YCCはもともと異次元緩和の「敗走」の産物でもある。黒田日銀が当初掲げた「2年で2%の物価上昇」に失敗すると、短期決戦を前提にした「量」の急激な拡大に限界がみえ始めた。日銀は16年1月、短期金利をマイナス水準に押し下げる「マイナス金利政策」への転戦を決めたが、金融機関の収益悪化懸念を呼び込む結果となり、むしろリスク回避の円高に拍車をかける場面もあった。その失敗を穴埋めするため、16年9月、新たな政策のフロンティアをやむなく「長期金利の0%誘導」に求めたのがYCCだ。

そして現在。多くの国民が値上げで苦しむ現状は、その先の賃上げに向けた希望をつなぐ「我慢の時期」といえる。YCCという枠組みは、そうした社会全体の機運を醸成していくうえで、うまく機能しているとは言いにくい。マイナス金利の対象を含め仕組みが複雑怪奇で理解が難しいだけでなく、折に触れて急激な円安などの副作用をみせたことが証左だ。

物価研究の第一人者で「慢性デフレ」を巡り後期の黒田緩和の理論的な支柱にもなった東京大学の渡辺努教授も、賃金と物価の緩やかな好循環をめざすうえで「YCCの細部を議論する意味は薄い」と指摘する。「国民が求めているのは、物価高ではなく賃金上昇。そのメッセージを政府とともにどう打ち出していくかが重要」と説く。

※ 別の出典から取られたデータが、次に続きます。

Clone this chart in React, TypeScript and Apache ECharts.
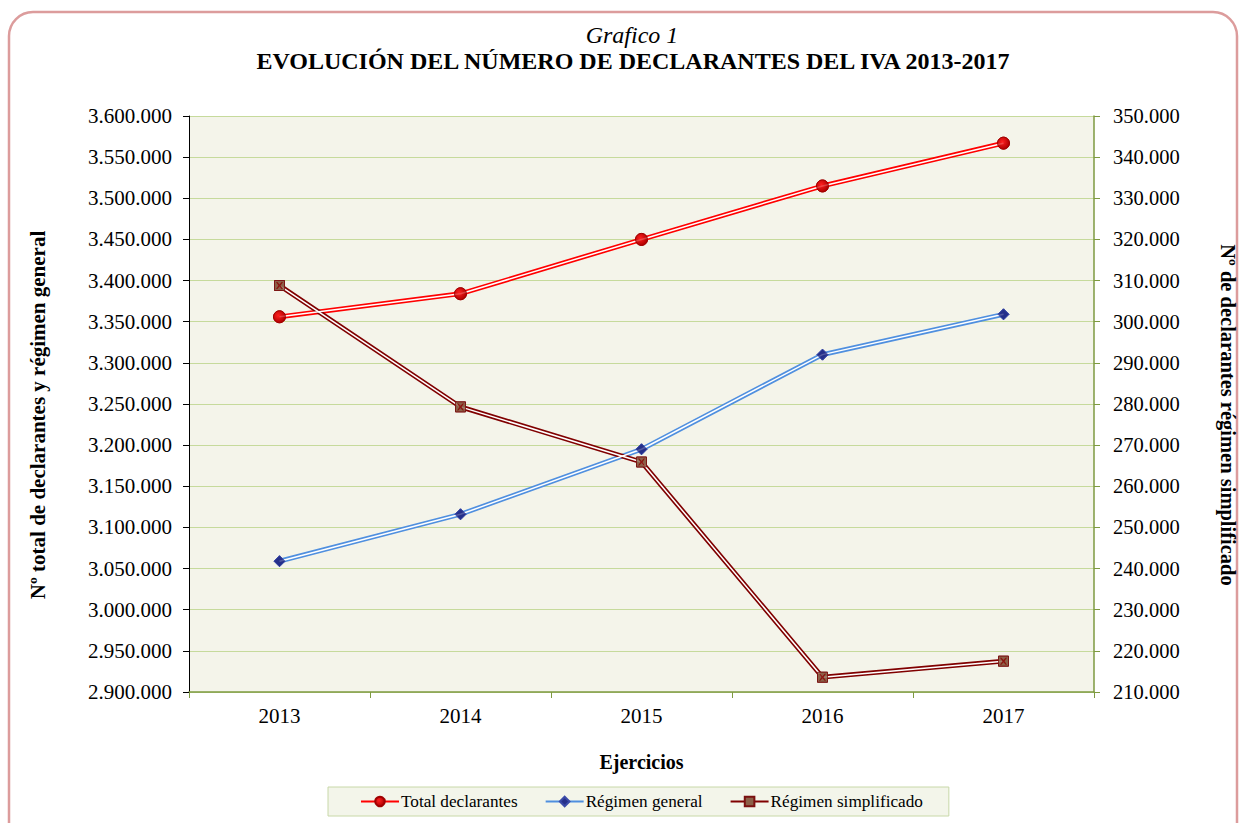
import React, { useEffect, useRef } from "react";
import * as echarts from "echarts";

const years = ["2013", "2014", "2015", "2016", "2017"];
const totalDeclarantes = [3356000, 3384000, 3450000, 3515000, 3567000];
const regimenGeneral = [3059000, 3116000, 3195000, 3310000, 3359000];
const regimenSimplificado = [308800, 279300, 265900, 213600, 217500];

const titleTop = "Grafico 1";
const titleMain = "EVOLUCIÓN DEL NÚMERO DE DECLARANTES DEL IVA 2013-2017";
const leftAxisName = "Nº total de declarantes y régimen general";
const rightAxisName = "Nº de declarantes régimen simplificado";
const xAxisName = "Ejercicios";
const seriesNames = ["Total declarantes", "Régimen general", "Régimen simplificado"];

const FONT = "'Liberation Serif', 'Times New Roman', serif";
const fmt = (v: number) => String(v).replace(/\B(?=(\d{3})+(?!\d))/g, ".");

function lineTriple(
  name: string,
  data: number[],
  color: string,
  yAxisIndex: number,
  symbol: string,
  symbolSize: number,
  symColor: any,
  symBorder: string
): any[] {
  return [
    {
      name,
      type: "line",
      yAxisIndex,
      data,
      z: 2,
      symbol,
      symbolSize,
      showSymbol: true,
      itemStyle: { color: symColor, borderColor: symBorder, borderWidth: 1 },
      lineStyle: { color, width: 4.8 },
    },
    {
      name,
      type: "line",
      yAxisIndex,
      data,
      z: 3,
      showSymbol: false,
      symbol: "none",
      lineStyle: { color: "#ffffff", width: 1.5 },
      itemStyle: { color },
    },
    {
      name,
      type: "scatter",
      yAxisIndex,
      data,
      z: 4,
      symbol,
      symbolSize,
      itemStyle: { color: symColor, borderColor: symBorder, borderWidth: 1 },
    },
  ];
}

export default function App() {
  const ref = useRef<HTMLDivElement>(null);
  useEffect(() => {
    if (!ref.current) return;
    const chart = echarts.init(ref.current, null, { renderer: "svg" });
    const series: any[] = [
      ...lineTriple(seriesNames[0], totalDeclarantes, "#FF0000", 0, "circle", 12,
        { type: "radial", x: 0.4, y: 0.4, r: 0.6, colorStops: [{ offset: 0, color: "#FF2020" }, { offset: 1, color: "#B00000" }] },
        "#A00000"),
      ...lineTriple(seriesNames[1], regimenGeneral, "#4F8FDF", 0, "diamond", 11, "#26308A", "#3A4AA8"),
      ...lineTriple(seriesNames[2], regimenSimplificado, "#800000", 1, "rect", 10, "#8C6048", "#7A1010"),
      {
        name: seriesNames[2],
        type: "scatter",
        yAxisIndex: 1,
        data: regimenSimplificado,
        z: 5,
        symbol: "path://M0,0L2,0L5,3.5L8,0L10,0L6.5,5L10,10L8,10L5,6.5L2,10L0,10L3.5,5Z",
        symbolSize: 7,
        itemStyle: { color: "#8B0000" },
      },
    ];
    chart.setOption({
      animation: false,
      textStyle: { fontFamily: FONT },
      graphic: [
        {
          type: "rect",
          shape: { x: 9, y: 12, width: 1228, height: 860, r: 24 },
          style: { fill: "none", stroke: "#DC9C9C", lineWidth: 2.5 },
          z: -1,
        },
        {
          type: "text",
          x: 632,
          y: 35,
          style: { text: titleTop, font: `italic 24px ${FONT}`, fill: "#000", align: "center", verticalAlign: "middle" },
        },
        {
          type: "text",
          x: 633,
          y: 61,
          style: { text: titleMain, font: `bold 24px ${FONT}`, fill: "#000", align: "center", verticalAlign: "middle" },
        },
        {
          type: "text",
          x: 38,
          y: 415,
          rotation: Math.PI / 2,
          style: { text: leftAxisName, font: `bold 21px ${FONT}`, fill: "#000", align: "center", verticalAlign: "middle" },
        },
        {
          type: "text",
          x: 1228,
          y: 415,
          rotation: -Math.PI / 2,
          style: { text: rightAxisName, font: `bold 20.5px ${FONT}`, fill: "#000", align: "center", verticalAlign: "middle" },
        },
      ],
      grid: {
        left: 189,
        right: 148,
        top: 116,
        bottom: 131,
        show: true,
        backgroundColor: "#F4F4EA",
        borderWidth: 0,
        outerBoundsMode: "none",
        containLabel: false,
      },
      legend: {
        data: seriesNames,
        left: 328,
        top: 787,
        backgroundColor: "#F3F5EA",
        borderColor: "#C8D8A8",
        borderWidth: 1,
        borderRadius: 0,
        padding: [6, 26, 6, 32],
        itemWidth: 38,
        itemHeight: 12,
        itemGap: 27,
        textStyle: { fontFamily: FONT, fontSize: 17.2, color: "#000", padding: [0, 0, 0, -3] },
      },
      xAxis: {
        type: "category",
        data: years,
        boundaryGap: true,
        name: xAxisName,
        nameLocation: "middle",
        nameGap: 60,
        nameTextStyle: { fontFamily: FONT, fontSize: 20, fontWeight: "bold", color: "#000" },
        axisLine: { lineStyle: { color: "#7E9A40", width: 1.5 } },
        axisTick: { show: true, length: 6, lineStyle: { color: "#7E9A40" } },
        axisLabel: { fontFamily: FONT, fontSize: 21, color: "#000", margin: 13 },
      },
      yAxis: [
        {
          type: "value",
          min: 2900000,
          max: 3600000,
          interval: 50000,
          axisLine: { show: true, lineStyle: { color: "#000", width: 1 } },
          axisTick: { show: true, length: 6, lineStyle: { color: "#000" } },
          axisLabel: { fontFamily: FONT, fontSize: 21, color: "#000", margin: 17, formatter: fmt },
          splitLine: { show: true, lineStyle: { color: "#C6DA9C", width: 1.2 } },
        },
        {
          type: "value",
          position: "right",
          min: 210000,
          max: 350000,
          interval: 10000,
          axisLine: { show: true, lineStyle: { color: "#7E9A40", width: 1.5 } },
          axisTick: { show: true, length: 6, lineStyle: { color: "#7E9A40" } },
          axisLabel: { fontFamily: FONT, fontSize: 20.5, color: "#000", margin: 19, formatter: fmt },
          splitLine: { show: false },
        },
      ],
      series,
    });
    return () => chart.dispose();
  }, []);
  return (
    <div
      ref={ref}
      style={{ position: "fixed", left: 0, top: 0, width: 1242, height: 823, background: "#fff" }}
    />
  );
}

黒田氏の任期切れまで、あと3カ月半ほど。新体制への移行を待たず、もっとシンプルな金融政策の枠組みづくりに向け、望ましいスキームや政府との協調のあり方を白地から設計する覚悟が求められる。YCCの解体を告げる今回の動きをその兆しだとみれば、先行きの金融政策のあり方に希望も持てる。多少の市場の混乱も異次元緩和の軟着陸に向けた一時的な「痛み」だと捉えることもできるだろう。